** What the task requires **
Read the listing and extract each line that includes the word "this".
--- begin ---
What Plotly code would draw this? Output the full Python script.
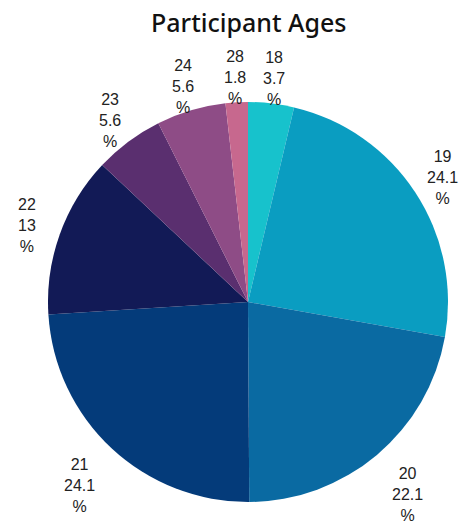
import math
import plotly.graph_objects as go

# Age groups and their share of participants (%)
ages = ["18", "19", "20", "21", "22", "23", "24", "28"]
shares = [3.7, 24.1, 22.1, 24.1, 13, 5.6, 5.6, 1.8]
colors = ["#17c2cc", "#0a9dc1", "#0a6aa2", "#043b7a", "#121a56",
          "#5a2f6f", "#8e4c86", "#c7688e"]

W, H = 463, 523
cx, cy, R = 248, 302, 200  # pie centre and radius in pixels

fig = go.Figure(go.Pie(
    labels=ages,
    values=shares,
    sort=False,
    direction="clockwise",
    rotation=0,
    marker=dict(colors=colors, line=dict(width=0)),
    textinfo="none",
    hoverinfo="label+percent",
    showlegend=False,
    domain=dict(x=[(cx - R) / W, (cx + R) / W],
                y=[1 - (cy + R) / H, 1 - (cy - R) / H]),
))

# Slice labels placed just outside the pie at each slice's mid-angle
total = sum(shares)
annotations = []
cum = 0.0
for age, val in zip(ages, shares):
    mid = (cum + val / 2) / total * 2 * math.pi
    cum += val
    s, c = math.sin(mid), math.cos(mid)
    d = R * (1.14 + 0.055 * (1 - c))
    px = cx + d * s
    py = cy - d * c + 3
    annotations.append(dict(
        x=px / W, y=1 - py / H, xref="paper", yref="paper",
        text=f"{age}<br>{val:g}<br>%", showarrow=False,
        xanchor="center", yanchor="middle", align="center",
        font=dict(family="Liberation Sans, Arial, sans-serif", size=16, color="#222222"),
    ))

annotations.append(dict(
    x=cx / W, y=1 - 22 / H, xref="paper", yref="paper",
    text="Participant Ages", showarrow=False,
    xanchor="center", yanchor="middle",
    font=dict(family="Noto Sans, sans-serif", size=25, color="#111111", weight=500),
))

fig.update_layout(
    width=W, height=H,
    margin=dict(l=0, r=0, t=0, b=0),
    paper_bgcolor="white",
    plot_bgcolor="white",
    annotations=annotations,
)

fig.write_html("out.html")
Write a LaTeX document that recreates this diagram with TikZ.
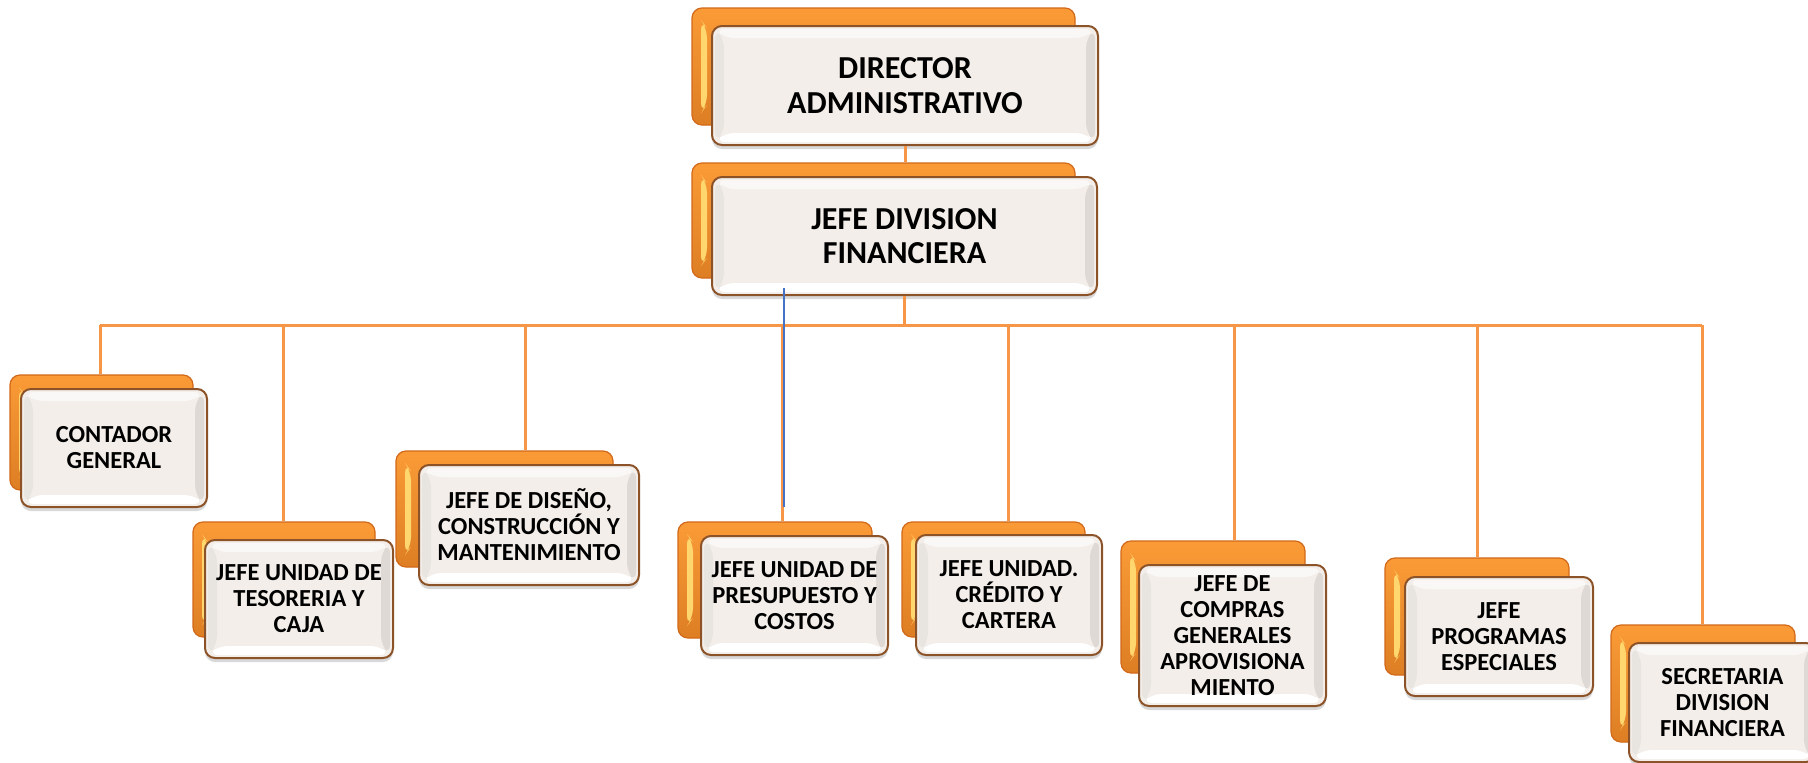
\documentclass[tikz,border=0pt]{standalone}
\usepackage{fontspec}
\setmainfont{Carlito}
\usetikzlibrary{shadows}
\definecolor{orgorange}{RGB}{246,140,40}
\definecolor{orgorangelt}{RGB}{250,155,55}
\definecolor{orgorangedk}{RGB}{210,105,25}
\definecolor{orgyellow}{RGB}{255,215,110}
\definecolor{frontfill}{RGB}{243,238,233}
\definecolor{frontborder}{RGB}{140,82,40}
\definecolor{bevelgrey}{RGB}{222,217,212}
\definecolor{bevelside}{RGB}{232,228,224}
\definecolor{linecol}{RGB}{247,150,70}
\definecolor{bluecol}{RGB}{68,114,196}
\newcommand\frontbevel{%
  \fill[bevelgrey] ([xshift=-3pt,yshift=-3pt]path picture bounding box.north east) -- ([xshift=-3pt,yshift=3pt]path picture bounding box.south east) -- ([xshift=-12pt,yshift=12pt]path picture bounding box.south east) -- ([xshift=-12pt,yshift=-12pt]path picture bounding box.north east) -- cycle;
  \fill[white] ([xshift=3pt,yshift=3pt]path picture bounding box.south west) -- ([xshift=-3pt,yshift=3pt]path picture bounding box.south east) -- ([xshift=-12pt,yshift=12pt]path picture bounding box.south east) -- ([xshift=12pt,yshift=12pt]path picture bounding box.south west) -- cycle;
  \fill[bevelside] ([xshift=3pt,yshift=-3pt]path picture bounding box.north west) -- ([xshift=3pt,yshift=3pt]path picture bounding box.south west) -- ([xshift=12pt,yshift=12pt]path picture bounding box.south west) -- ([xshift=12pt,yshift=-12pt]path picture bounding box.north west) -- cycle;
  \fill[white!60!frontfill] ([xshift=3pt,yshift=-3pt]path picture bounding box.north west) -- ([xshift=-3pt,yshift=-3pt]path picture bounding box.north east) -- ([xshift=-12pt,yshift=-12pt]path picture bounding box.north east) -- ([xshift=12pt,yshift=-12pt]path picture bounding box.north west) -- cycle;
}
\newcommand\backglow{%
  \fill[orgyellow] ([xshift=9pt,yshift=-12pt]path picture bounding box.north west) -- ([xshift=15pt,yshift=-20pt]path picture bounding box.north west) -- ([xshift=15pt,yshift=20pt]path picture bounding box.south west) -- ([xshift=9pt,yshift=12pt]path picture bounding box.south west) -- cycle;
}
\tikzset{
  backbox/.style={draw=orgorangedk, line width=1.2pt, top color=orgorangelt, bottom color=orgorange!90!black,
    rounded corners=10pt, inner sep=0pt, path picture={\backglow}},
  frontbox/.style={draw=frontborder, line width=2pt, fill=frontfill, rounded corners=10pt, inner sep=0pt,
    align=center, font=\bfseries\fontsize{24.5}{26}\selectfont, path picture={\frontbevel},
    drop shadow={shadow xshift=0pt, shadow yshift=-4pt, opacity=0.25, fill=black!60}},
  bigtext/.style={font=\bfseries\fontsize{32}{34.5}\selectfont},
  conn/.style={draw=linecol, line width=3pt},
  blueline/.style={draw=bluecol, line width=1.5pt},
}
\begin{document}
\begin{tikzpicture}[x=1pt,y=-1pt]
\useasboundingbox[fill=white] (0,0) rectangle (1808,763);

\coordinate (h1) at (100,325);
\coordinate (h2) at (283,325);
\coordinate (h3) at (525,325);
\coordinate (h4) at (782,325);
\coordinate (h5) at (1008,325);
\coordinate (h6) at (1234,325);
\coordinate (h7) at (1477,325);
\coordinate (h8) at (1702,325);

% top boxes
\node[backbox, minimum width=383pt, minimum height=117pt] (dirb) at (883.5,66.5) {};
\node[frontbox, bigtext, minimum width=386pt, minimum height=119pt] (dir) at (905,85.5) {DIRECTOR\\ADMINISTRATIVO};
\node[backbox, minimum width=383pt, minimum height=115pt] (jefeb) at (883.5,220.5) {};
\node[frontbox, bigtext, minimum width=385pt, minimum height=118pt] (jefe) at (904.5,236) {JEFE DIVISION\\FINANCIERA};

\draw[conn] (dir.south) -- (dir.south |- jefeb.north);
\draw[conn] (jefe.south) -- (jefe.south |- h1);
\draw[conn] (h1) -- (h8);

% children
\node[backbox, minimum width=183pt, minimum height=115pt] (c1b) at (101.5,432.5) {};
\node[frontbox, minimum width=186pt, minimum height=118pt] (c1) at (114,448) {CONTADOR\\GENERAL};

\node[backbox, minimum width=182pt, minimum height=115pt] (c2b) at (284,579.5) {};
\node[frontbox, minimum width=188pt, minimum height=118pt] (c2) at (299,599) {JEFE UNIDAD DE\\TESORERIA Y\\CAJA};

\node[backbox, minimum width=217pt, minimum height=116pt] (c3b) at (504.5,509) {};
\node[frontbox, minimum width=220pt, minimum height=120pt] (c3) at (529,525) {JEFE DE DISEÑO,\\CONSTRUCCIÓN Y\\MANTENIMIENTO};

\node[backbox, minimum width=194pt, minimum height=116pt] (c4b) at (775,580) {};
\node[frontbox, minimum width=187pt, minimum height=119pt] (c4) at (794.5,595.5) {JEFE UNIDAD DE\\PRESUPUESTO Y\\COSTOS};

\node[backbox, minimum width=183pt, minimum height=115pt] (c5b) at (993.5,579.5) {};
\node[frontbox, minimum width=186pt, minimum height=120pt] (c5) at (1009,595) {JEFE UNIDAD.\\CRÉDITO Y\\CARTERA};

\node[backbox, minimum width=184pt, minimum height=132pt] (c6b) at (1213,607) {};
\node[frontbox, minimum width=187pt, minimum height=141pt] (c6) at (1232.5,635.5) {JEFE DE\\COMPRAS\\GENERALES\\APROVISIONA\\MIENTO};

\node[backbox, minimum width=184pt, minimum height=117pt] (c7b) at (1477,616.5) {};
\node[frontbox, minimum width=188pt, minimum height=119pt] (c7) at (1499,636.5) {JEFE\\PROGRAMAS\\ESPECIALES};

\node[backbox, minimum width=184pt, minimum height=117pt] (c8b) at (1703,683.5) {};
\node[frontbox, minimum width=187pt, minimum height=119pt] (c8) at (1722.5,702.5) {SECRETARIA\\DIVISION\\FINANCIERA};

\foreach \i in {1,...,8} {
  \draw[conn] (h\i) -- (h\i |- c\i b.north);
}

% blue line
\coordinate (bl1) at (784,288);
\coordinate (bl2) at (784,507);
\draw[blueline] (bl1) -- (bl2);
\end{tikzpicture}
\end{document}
--- end ---
** Expected output **
What Plotly code would draw this? Output the full Python script.
Write a LaTeX document that recreates this diagram with TikZ.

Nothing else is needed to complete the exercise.